___ Data lines ___

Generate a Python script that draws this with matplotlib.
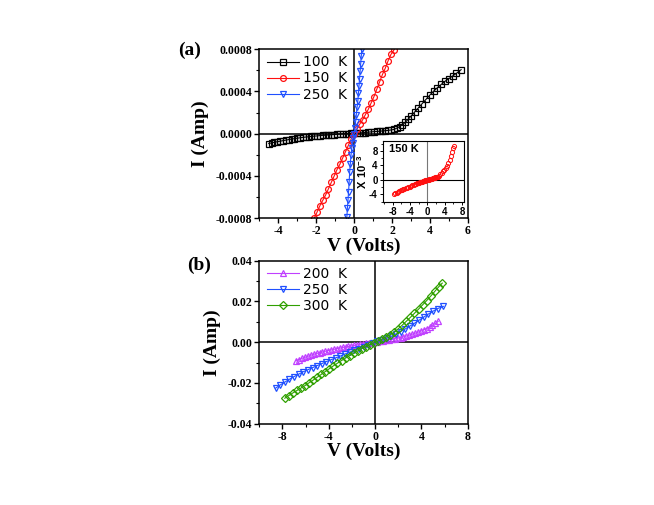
import numpy as np
import matplotlib
matplotlib.use("Agg")
import matplotlib.pyplot as plt
from matplotlib.ticker import MultipleLocator, FormatStrFormatter

plt.rcParams['axes.unicode_minus'] = False
plt.rcParams['mathtext.fontset'] = 'custom'
plt.rcParams['mathtext.bf'] = 'Liberation Sans:bold'
plt.rcParams['mathtext.rm'] = 'Liberation Sans:bold'

# ---- panel (a) data ----
# 100 K, V in volts, I in units of 1e-4 A
v100 = [-4.50, -4.35, -4.20, -4.05, -3.90, -3.75, -3.60, -3.45, -3.30, -3.15,
        -3.00, -2.85, -2.70, -2.55, -2.40, -2.25, -2.10, -1.95, -1.80, -1.65,
        -1.50, -1.35, -1.20, -1.05, -0.90, -0.75, -0.60, -0.45, -0.30, -0.15,
        0.00, 0.15, 0.30, 0.45, 0.60, 0.75, 0.90, 1.05, 1.20, 1.35,
        1.50, 1.65, 1.80, 1.95, 2.10, 2.25, 2.40, 2.55, 2.70, 2.85,
        3.00, 3.20, 3.40, 3.60, 3.80, 4.00, 4.20, 4.40, 4.60, 4.80,
        5.00, 5.20, 5.40, 5.65]
i100 = [-0.93, -0.87, -0.81, -0.76, -0.71, -0.66, -0.61, -0.56, -0.51, -0.47,
        -0.43, -0.39, -0.35, -0.32, -0.29, -0.26, -0.23, -0.21, -0.18, -0.16,
        -0.14, -0.12, -0.10, -0.08, -0.05, -0.03, -0.01, 0.00, 0.01, 0.03,
        0.04, 0.05, 0.07, 0.09, 0.11, 0.14, 0.17, 0.19, 0.21, 0.23,
        0.26, 0.28, 0.31, 0.35, 0.40, 0.52, 0.66, 0.84, 1.06, 1.35,
        1.65, 2.05, 2.45, 2.85, 3.25, 3.65, 4.02, 4.35, 4.65, 4.95,
        5.20, 5.45, 5.70, 6.05]

# 150 K, I in units of 1e-3 A (same data in the inset)
v150 = [-7.7, -7.4, -7.1, -6.8, -6.5, -6.2, -5.9, -5.6, -5.3, -5.0,
        -4.7, -4.4, -4.1, -3.8, -3.5, -3.2, -2.9, -2.6, -2.4, -2.25,
        -2.1, -1.95, -1.8, -1.65, -1.5, -1.35, -1.2, -1.05, -0.9, -0.75,
        -0.6, -0.45, -0.3, -0.15, 0.0, 0.15, 0.3, 0.45, 0.6, 0.75,
        0.9, 1.05, 1.2, 1.35, 1.5, 1.65, 1.8, 1.95, 2.1, 2.25,
        2.4, 2.7, 3.0, 3.3, 3.6, 3.9, 4.2, 4.5, 4.8, 5.1,
        5.4, 5.7, 6.0, 6.2]
i150 = [-3.97, -3.74, -3.50, -3.28, -3.08, -2.90, -2.74, -2.60, -2.45, -2.30,
        -2.15, -2.00, -1.85, -1.70, -1.56, -1.42, -1.28, -1.12, -0.98, -0.87,
        -0.80, -0.74, -0.68, -0.63, -0.58, -0.52, -0.46, -0.40, -0.34, -0.29,
        -0.23, -0.17, -0.11, -0.05, 0.00, 0.04, 0.09, 0.13, 0.18, 0.23,
        0.29, 0.35, 0.42, 0.49, 0.56, 0.62, 0.69, 0.75, 0.79, 0.84,
        0.90, 1.15, 1.50, 1.85, 2.30, 2.75, 3.25, 3.90, 4.70, 5.50,
        6.50, 7.60, 8.70, 9.30]

# 250 K (panel a), I in units of 1e-4 A
v250a = [-0.38, -0.35, -0.32, -0.29, -0.26, -0.23, -0.20, -0.16, -0.12, -0.08,
         -0.04, 0.00, 0.04, 0.08, 0.12, 0.16, 0.20, 0.23, 0.26, 0.29,
         0.32, 0.35, 0.38, 0.41, 0.44]
i250a = [-7.9, -7.0, -6.3, -5.5, -4.6, -3.6, -2.9, -2.0, -1.4, -0.9,
         -0.4, 0.0, 0.5, 1.1, 1.8, 2.5, 3.1, 3.8, 4.5, 5.2,
         5.9, 6.6, 7.3, 8.0, 8.7]

# ---- panel (b) data, I in units of 1e-3 A ----
v200 = [-6.80, -6.55, -6.30, -6.05, -5.80, -5.55, -5.30, -5.05, -4.80, -4.55,
        -4.30, -4.05, -3.80, -3.55, -3.30, -3.05, -2.80, -2.55, -2.30, -2.05,
        -1.80, -1.55, -1.30, -1.05, -0.80, -0.55, -0.30, -0.05, 0.20, 0.45,
        0.70, 0.95, 1.20, 1.45, 1.70, 1.95, 2.20, 2.45, 2.70, 2.95,
        3.20, 3.45, 3.70, 3.95, 4.20, 4.45, 4.70, 4.95, 5.20, 5.45]
i200 = [-9.1, -8.5, -7.9, -7.4, -6.9, -6.4, -5.95, -5.55, -5.15, -4.8,
        -4.45, -4.1, -3.8, -3.5, -3.2, -2.9, -2.6, -2.35, -2.1, -1.85,
        -1.6, -1.35, -1.1, -0.85, -0.6, -0.4, -0.2, 0.0, 0.2, 0.4,
        0.65, 0.85, 1.1, 1.35, 1.65, 1.95, 2.3, 2.65, 3.05, 3.45,
        3.9, 4.4, 4.9, 5.45, 6.05, 6.7, 7.45, 8.3, 9.2, 10.2]

v250b = [-8.6, -8.2, -7.8, -7.4, -7.0, -6.6, -6.2, -5.8, -5.4, -5.0,
         -4.6, -4.2, -3.8, -3.4, -3.0, -2.6, -2.2, -1.8, -1.4, -1.0,
         -0.6, -0.2, 0.2, 0.6, 1.0, 1.4, 1.8, 2.2, 2.6, 3.0,
         3.4, 3.8, 4.2, 4.6, 5.0, 5.4, 5.9]
i250b = [-22.6, -21.0, -19.6, -18.2, -16.9, -15.7, -14.5, -13.5, -12.5, -11.5,
         -10.5, -9.5, -8.6, -7.7, -6.8, -5.8, -4.9, -4.0, -3.1, -2.2,
         -1.4, -0.5, 0.4, 1.2, 2.0, 2.9, 4.0, 5.2, 6.5, 7.9,
         9.3, 10.8, 12.3, 13.8, 15.2, 16.5, 17.6]

v300 = [-7.8, -7.45, -7.1, -6.75, -6.4, -6.05, -5.7, -5.35, -5.0, -4.65,
        -4.3, -3.95, -3.6, -3.25, -2.9, -2.55, -2.2, -1.85, -1.5, -1.15,
        -0.8, -0.45, -0.1, 0.25, 0.6, 0.95, 1.3, 1.65, 2.0, 2.35,
        2.7, 3.05, 3.4, 3.75, 4.1, 4.45, 4.8, 5.15, 5.5, 5.8]
i300 = [-27.5, -26.2, -24.9, -23.7, -22.5, -21.3, -19.9, -18.6, -17.2, -15.8,
        -14.4, -13.0, -11.6, -10.3, -9.0, -7.8, -6.6, -5.4, -4.3, -3.2,
        -2.2, -1.2, -0.3, 0.6, 1.6, 2.6, 3.6, 4.9, 6.6, 8.4,
        10.3, 12.2, 14.2, 16.2, 18.3, 20.4, 22.6, 24.9, 27.2, 29.0]

serif = 'Liberation Serif'
labfont = dict(family=serif, weight='bold', size=14)


def style_axes(ax):
    for s in ax.spines.values():
        s.set_linewidth(1.1)
    ax.tick_params(which='major', direction='out', length=3.5, width=1.0,
                   top=False, right=False, pad=1.5)
    ax.tick_params(which='minor', direction='out', length=2, width=0.8,
                   top=False, right=False)
    for lab in ax.get_xticklabels() + ax.get_yticklabels():
        lab.set_fontfamily(serif)
        lab.set_fontweight('bold')
        lab.set_fontsize(8.5)
    ax.axhline(0, color='k', lw=1.1, zorder=1)
    ax.axvline(0, color='k', lw=1.1, zorder=1)


fig = plt.figure(figsize=(6.54, 5.05), dpi=100)

# ---- panel (a) ----
ax1 = fig.add_axes([0.3965, 0.5677, 0.3187, 0.3352])
mk = dict(markerfacecolor='none', markersize=4.2, markeredgewidth=0.9, lw=0.8)
ax1.plot(v100, np.array(i100) * 1e-4, '-s', color='black', label='100  K', **mk)
ax1.plot(v150, np.array(i150) * 1e-3, '-o', color='#ff1010', label='150  K', **mk)
ax1.plot(v250a, np.array(i250a) * 1e-4, '-v', color='#2050ff', label='250  K', **mk)
ax1.set_xlim(-5, 6)
ax1.set_ylim(-0.0008, 0.0008)
ax1.xaxis.set_major_locator(MultipleLocator(2))
ax1.xaxis.set_minor_locator(MultipleLocator(1))
ax1.yaxis.set_major_locator(MultipleLocator(0.0004))
ax1.yaxis.set_minor_locator(MultipleLocator(0.0002))
ax1.yaxis.set_major_formatter(FormatStrFormatter('%.4f'))
style_axes(ax1)
ax1.set_xlabel('V (Volts)', fontdict=labfont, labelpad=0)
ax1.set_ylabel('I (Amp)', fontdict=labfont, labelpad=5)
ax1.legend(loc='upper left', bbox_to_anchor=(-0.01, 1.02), frameon=False,
           prop=dict(family='DejaVu Sans', size=10), handlelength=2.3,
           handletextpad=0.3, labelspacing=0.15, borderaxespad=0.3)
fig.text(190 / 654, 1 - 50 / 505, '(a)', ha='center', va='center', **labfont)

# inset
axin = fig.add_axes([0.5852, 0.5994, 0.1248, 0.122])
axin.plot(v150, i150, 'o', color='#ff1010', markerfacecolor='none',
          markersize=3, markeredgewidth=0.7)
axin.axhline(0, color='k', lw=0.8, zorder=1)
axin.axvline(0, color='#777777', lw=0.8, zorder=1)
axin.set_xlim(-10.3, 8.5)
axin.set_ylim(-6.2, 10.8)
axin.xaxis.set_major_locator(MultipleLocator(4))
axin.xaxis.set_minor_locator(MultipleLocator(2))
axin.yaxis.set_major_locator(MultipleLocator(4))
axin.yaxis.set_minor_locator(MultipleLocator(2))
for s in axin.spines.values():
    s.set_linewidth(0.8)
axin.tick_params(which='major', direction='out', length=2.5, width=0.7, pad=1)
axin.tick_params(which='minor', direction='out', length=1.5, width=0.6)
for lab in axin.get_xticklabels() + axin.get_yticklabels():
    lab.set_fontfamily('Liberation Sans')
    lab.set_fontweight('bold')
    lab.set_fontsize(7)
axin.set_ylabel(r'$\mathbf{X\ 10^{-3}}$', fontsize=8, labelpad=0)
axin.text(0.08, 0.86, '150 K', transform=axin.transAxes, ha='left', va='center',
          family='Liberation Sans', weight='bold', fontsize=8)

# ---- panel (b) ----
ax2 = fig.add_axes([0.3965, 0.161, 0.3187, 0.3228])
ax2.plot(v200, np.array(i200) * 1e-3, '-^', color='#c040ff', label='200  K', **mk)
ax2.plot(v250b, np.array(i250b) * 1e-3, '-v', color='#2050ff', label='250  K', **mk)
ax2.plot(v300, np.array(i300) * 1e-3, '-D', color='#30a000', label='300  K',
         markerfacecolor='none', markersize=3.8, markeredgewidth=0.9, lw=0.8)
ax2.set_xlim(-10, 8)
ax2.set_ylim(-0.04, 0.04)
ax2.xaxis.set_major_locator(MultipleLocator(4))
ax2.xaxis.set_minor_locator(MultipleLocator(2))
ax2.yaxis.set_major_locator(MultipleLocator(0.02))
ax2.yaxis.set_minor_locator(MultipleLocator(0.01))
ax2.yaxis.set_major_formatter(FormatStrFormatter('%.2f'))
style_axes(ax2)
ax2.set_xlabel('V (Volts)', fontdict=labfont, labelpad=0)
ax2.set_ylabel('I (Amp)', fontdict=labfont, labelpad=5)
ax2.legend(loc='upper left', bbox_to_anchor=(-0.01, 1.02), frameon=False,
           prop=dict(family='DejaVu Sans', size=10), handlelength=2.3,
           handletextpad=0.3, labelspacing=0.15, borderaxespad=0.3)
fig.text(199 / 654, 1 - 265 / 505, '(b)', ha='center', va='center', **labfont)

fig.savefig('out.png', dpi=100)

___

- [Task brief]:
Repeat only the lines from the beginning of the material through the line containing "plt.rcParams['mathtext.rm'] = 'Liberation", both ends kept, leaving pictures out.

- [Exercise result]:
Generate a Python script that draws this with matplotlib.
import numpy as np
import matplotlib
matplotlib.use("Agg")
import matplotlib.pyplot as plt
from matplotlib.ticker import MultipleLocator, FormatStrFormatter

plt.rcParams['axes.unicode_minus'] = False
plt.rcParams['mathtext.fontset'] = 'custom'
plt.rcParams['mathtext.bf'] = 'Liberation Sans:bold'
plt.rcParams['mathtext.rm'] = 'Liberation Sans:bold'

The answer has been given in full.